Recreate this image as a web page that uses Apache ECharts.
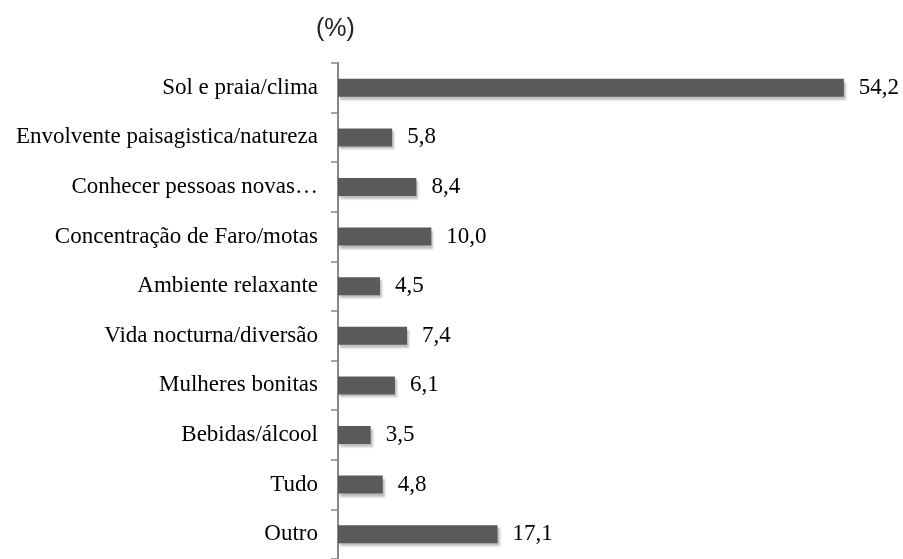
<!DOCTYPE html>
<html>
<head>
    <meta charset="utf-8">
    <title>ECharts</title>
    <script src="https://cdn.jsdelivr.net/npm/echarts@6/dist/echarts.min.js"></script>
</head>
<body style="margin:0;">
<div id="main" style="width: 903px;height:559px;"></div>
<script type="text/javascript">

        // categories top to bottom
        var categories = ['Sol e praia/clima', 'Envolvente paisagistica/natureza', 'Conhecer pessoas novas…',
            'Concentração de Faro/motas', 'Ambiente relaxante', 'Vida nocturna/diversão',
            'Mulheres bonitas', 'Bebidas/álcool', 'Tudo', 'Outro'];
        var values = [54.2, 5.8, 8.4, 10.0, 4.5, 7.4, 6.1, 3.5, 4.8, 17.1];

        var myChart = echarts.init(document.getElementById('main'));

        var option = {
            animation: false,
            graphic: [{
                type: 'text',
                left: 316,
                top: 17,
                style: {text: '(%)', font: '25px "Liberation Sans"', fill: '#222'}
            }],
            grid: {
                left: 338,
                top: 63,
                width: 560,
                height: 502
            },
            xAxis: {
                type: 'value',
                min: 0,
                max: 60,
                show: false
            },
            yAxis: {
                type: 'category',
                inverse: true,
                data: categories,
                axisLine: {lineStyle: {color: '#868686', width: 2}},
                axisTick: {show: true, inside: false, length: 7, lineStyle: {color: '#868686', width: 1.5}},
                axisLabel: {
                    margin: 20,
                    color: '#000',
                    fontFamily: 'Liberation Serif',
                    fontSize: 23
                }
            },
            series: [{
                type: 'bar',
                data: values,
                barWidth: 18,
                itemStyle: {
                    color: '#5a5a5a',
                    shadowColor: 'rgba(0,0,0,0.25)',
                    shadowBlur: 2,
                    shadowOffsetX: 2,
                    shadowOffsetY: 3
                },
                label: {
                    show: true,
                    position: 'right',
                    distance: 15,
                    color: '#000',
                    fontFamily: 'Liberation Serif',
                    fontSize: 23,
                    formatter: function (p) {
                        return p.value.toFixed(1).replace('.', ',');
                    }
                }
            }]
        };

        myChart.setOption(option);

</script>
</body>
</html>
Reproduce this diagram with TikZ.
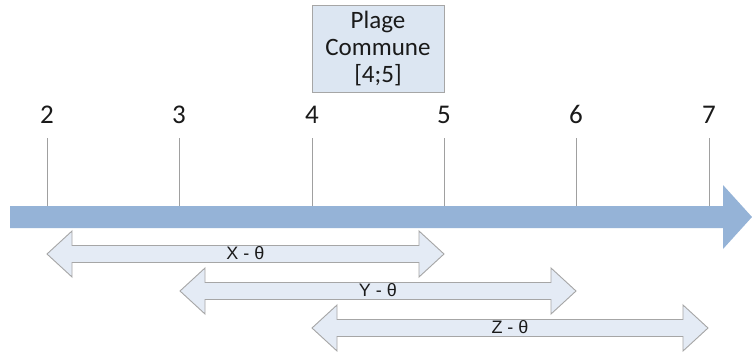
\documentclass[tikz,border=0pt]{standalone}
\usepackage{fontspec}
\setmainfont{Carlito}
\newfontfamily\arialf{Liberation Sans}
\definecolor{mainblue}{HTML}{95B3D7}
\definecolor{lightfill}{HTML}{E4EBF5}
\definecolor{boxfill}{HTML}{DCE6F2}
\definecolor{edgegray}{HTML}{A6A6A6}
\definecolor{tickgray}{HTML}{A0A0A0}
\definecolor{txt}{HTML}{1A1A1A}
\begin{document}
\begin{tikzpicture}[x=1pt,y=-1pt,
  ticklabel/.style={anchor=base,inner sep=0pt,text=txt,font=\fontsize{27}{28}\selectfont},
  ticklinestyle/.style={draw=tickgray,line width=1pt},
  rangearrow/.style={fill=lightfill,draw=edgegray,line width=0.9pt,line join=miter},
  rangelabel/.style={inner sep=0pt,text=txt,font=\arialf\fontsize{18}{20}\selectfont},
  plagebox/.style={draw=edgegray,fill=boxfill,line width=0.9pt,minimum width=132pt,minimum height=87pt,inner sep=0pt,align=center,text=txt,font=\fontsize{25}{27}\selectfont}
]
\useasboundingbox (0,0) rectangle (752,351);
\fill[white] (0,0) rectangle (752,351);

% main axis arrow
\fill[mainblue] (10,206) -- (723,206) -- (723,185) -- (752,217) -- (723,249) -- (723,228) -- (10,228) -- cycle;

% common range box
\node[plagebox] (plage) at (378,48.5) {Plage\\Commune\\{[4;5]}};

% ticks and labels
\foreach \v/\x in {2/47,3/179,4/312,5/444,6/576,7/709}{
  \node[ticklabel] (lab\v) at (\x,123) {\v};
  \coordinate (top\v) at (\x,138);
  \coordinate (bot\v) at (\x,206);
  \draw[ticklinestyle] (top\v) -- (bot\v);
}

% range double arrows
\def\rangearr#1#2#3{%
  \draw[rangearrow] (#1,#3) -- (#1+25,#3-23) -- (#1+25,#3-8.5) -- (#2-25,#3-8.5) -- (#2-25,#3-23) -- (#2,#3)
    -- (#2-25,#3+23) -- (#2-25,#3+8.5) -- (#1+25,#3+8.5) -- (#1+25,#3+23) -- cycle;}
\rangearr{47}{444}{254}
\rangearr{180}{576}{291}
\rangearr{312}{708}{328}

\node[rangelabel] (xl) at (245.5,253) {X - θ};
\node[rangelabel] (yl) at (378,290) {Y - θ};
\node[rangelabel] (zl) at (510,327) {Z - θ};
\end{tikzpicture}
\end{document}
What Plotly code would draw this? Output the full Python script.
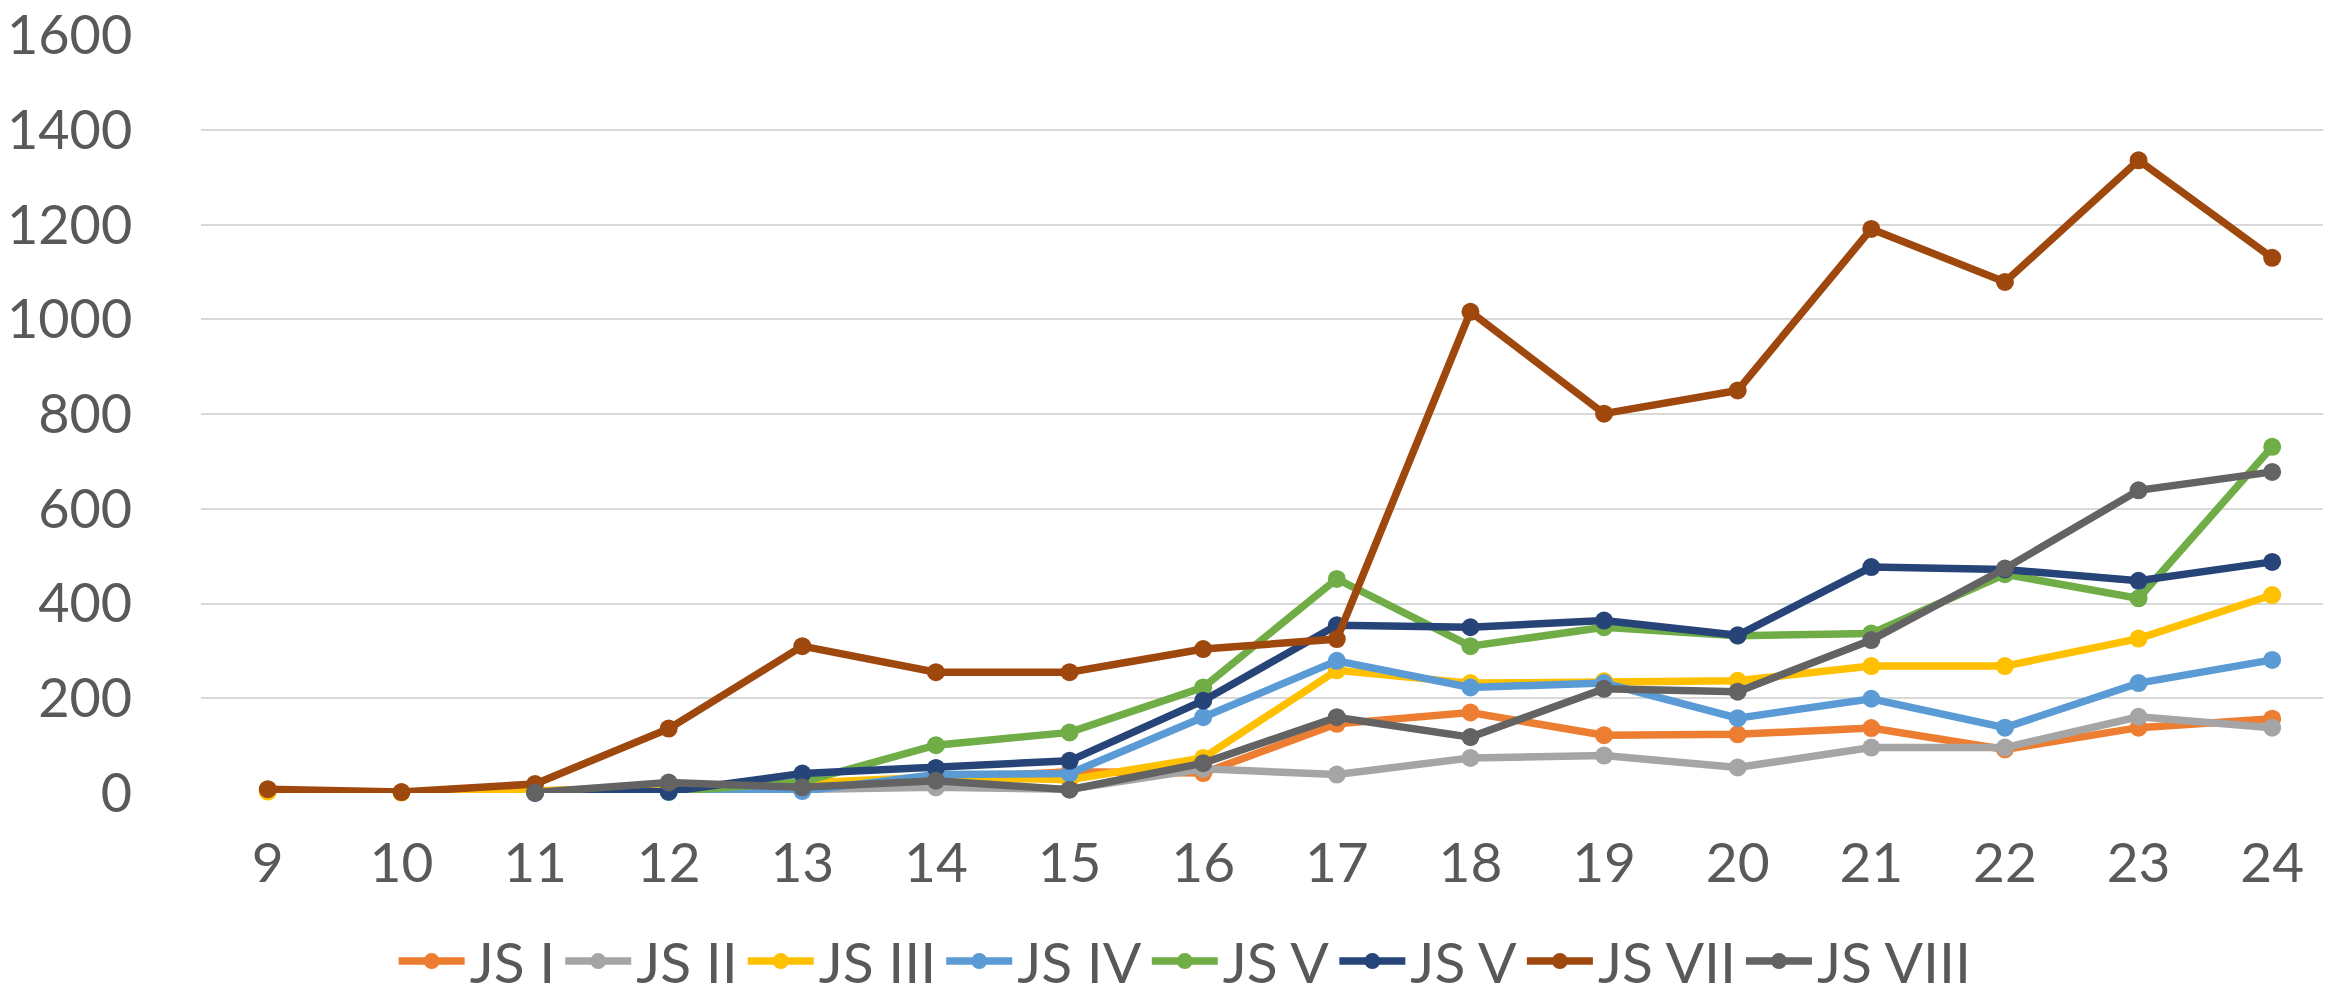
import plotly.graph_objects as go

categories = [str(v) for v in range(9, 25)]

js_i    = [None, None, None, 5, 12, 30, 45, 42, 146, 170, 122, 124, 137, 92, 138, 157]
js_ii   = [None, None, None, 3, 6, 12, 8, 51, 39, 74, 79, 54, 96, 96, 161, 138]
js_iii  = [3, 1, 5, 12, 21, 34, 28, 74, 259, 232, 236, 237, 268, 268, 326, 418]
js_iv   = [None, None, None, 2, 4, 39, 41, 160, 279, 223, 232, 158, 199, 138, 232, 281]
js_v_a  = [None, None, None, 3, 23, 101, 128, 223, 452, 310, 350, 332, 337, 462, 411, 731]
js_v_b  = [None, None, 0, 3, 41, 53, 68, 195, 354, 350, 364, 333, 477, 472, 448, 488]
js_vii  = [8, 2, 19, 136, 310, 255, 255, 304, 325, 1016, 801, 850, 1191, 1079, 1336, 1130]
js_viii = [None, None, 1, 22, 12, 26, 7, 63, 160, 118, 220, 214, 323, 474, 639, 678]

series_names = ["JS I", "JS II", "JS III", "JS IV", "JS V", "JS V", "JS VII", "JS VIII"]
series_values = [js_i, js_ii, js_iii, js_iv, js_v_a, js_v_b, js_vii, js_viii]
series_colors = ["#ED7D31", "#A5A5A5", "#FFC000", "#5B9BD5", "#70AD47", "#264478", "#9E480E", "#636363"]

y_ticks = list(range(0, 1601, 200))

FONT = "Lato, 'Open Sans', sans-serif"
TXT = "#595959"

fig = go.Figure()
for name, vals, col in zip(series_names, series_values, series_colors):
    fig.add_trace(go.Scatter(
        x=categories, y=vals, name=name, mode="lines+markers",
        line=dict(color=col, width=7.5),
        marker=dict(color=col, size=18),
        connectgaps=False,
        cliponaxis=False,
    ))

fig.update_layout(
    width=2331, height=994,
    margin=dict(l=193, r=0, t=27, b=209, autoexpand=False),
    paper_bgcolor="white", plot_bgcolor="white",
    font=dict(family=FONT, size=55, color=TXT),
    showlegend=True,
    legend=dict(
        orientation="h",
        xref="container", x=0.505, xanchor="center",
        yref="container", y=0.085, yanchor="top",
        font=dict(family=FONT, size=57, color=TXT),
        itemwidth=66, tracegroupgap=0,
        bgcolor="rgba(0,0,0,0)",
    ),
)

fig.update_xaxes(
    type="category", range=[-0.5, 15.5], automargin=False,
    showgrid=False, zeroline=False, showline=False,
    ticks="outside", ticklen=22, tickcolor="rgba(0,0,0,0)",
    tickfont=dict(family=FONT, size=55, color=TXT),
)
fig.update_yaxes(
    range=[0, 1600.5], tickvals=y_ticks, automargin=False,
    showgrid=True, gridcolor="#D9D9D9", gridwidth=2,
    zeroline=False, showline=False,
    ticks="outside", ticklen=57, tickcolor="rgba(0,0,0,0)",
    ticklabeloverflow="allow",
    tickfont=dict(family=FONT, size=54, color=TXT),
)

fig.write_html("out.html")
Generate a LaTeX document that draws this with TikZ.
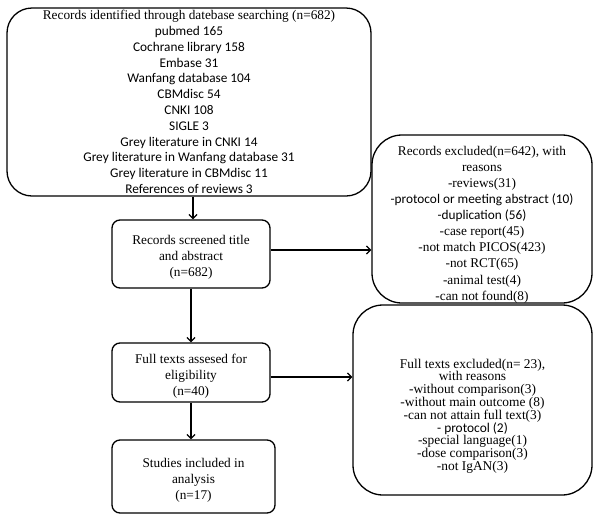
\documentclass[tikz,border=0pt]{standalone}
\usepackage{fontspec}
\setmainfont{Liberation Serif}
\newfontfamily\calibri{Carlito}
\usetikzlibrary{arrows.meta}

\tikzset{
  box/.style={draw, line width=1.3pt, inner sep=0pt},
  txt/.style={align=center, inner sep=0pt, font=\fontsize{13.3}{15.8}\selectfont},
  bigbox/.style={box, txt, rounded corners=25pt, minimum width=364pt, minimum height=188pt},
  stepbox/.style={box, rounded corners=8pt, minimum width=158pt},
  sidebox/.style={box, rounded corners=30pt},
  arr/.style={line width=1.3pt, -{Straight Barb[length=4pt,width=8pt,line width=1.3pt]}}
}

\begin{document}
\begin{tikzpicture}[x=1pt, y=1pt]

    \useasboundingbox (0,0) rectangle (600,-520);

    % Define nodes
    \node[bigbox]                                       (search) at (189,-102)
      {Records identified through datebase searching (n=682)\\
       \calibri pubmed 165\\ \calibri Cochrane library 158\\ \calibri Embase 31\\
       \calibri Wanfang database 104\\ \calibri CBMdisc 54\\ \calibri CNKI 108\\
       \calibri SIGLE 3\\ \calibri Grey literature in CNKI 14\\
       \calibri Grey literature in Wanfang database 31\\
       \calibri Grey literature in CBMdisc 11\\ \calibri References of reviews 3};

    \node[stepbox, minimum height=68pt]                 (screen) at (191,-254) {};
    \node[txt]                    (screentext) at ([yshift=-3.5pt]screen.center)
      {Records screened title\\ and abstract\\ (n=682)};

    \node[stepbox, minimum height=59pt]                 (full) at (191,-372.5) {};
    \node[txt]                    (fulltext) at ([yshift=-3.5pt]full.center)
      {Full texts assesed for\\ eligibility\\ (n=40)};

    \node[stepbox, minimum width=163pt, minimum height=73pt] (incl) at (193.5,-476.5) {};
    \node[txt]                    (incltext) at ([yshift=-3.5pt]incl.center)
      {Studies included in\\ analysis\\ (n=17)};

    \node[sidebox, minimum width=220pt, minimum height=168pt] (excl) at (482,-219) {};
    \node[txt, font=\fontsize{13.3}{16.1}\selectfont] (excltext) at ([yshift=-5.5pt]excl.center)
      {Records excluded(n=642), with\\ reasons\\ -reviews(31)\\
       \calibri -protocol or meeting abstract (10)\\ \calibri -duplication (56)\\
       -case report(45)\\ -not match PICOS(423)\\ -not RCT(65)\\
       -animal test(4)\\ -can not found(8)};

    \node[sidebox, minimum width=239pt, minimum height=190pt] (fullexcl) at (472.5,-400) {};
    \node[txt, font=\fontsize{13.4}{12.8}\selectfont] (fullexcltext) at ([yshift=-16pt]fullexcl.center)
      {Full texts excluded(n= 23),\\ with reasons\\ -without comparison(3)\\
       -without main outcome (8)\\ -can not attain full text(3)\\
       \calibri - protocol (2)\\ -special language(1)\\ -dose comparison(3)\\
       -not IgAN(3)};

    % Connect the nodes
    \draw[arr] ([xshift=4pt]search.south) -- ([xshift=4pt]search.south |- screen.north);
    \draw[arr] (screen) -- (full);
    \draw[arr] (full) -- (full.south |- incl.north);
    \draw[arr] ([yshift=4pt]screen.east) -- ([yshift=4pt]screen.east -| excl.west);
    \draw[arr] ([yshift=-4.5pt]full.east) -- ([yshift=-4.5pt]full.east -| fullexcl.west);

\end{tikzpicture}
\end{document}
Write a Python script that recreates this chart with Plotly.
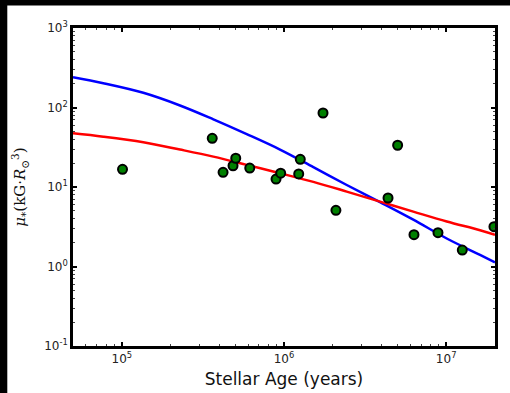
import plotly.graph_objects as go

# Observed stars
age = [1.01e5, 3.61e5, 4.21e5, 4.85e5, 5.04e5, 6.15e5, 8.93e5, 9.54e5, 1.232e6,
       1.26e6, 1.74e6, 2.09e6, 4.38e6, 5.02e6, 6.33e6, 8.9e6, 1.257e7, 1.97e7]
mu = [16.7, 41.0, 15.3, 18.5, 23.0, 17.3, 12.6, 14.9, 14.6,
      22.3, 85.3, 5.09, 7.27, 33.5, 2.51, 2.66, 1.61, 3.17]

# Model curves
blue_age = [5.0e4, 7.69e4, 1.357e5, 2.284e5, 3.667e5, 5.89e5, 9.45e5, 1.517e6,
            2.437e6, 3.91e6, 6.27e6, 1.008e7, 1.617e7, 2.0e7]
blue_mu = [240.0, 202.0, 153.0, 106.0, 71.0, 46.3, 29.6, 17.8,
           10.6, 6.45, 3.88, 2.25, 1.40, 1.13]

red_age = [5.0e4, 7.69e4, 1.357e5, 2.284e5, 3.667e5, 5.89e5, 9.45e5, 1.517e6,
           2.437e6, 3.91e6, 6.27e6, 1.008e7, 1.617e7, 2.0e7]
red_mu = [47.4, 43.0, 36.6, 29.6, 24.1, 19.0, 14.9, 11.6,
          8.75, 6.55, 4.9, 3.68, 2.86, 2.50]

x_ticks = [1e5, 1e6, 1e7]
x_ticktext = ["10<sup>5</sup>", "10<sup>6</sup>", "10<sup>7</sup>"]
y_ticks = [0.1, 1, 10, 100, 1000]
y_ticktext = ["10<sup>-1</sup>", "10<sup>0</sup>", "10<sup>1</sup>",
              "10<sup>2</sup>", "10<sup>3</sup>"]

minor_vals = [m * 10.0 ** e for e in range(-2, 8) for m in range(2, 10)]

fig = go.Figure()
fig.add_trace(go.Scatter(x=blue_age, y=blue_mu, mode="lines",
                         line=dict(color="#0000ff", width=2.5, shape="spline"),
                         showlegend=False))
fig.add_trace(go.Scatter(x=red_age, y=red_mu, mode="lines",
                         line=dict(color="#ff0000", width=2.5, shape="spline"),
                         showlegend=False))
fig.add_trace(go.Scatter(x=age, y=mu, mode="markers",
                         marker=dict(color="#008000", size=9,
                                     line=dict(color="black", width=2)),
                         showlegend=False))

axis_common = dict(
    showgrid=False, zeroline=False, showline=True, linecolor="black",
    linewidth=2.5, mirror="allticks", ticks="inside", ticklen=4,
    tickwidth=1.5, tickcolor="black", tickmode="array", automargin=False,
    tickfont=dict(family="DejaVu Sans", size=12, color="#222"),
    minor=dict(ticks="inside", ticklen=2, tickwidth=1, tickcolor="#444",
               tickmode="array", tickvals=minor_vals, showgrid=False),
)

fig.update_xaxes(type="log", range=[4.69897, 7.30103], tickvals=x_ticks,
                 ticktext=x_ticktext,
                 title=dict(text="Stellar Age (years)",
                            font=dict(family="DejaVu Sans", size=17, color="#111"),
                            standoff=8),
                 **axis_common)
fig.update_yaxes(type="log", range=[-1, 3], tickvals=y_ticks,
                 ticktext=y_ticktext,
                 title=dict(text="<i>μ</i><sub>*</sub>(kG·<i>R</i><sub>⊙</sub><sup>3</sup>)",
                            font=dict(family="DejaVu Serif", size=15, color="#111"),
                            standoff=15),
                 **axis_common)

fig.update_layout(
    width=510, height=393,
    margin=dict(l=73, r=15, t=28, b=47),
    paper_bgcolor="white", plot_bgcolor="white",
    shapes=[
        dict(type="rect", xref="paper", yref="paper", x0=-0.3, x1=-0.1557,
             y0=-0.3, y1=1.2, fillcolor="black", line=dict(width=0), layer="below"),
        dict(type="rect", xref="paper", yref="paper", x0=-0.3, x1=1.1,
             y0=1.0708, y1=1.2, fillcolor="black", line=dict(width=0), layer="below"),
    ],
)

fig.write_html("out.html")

EXERCISE DETAILS >> Among the records above, locate the line containing "What Plotly code" and the line containing "categories = [str(v) for v in range(9, 25)]", then transcribe exactly the lines starting at the first and ending at the second, with no pictures.

TASK ANSWER >>
What Plotly code would draw this? Output the full Python script.
import plotly.graph_objects as go

categories = [str(v) for v in range(9, 25)]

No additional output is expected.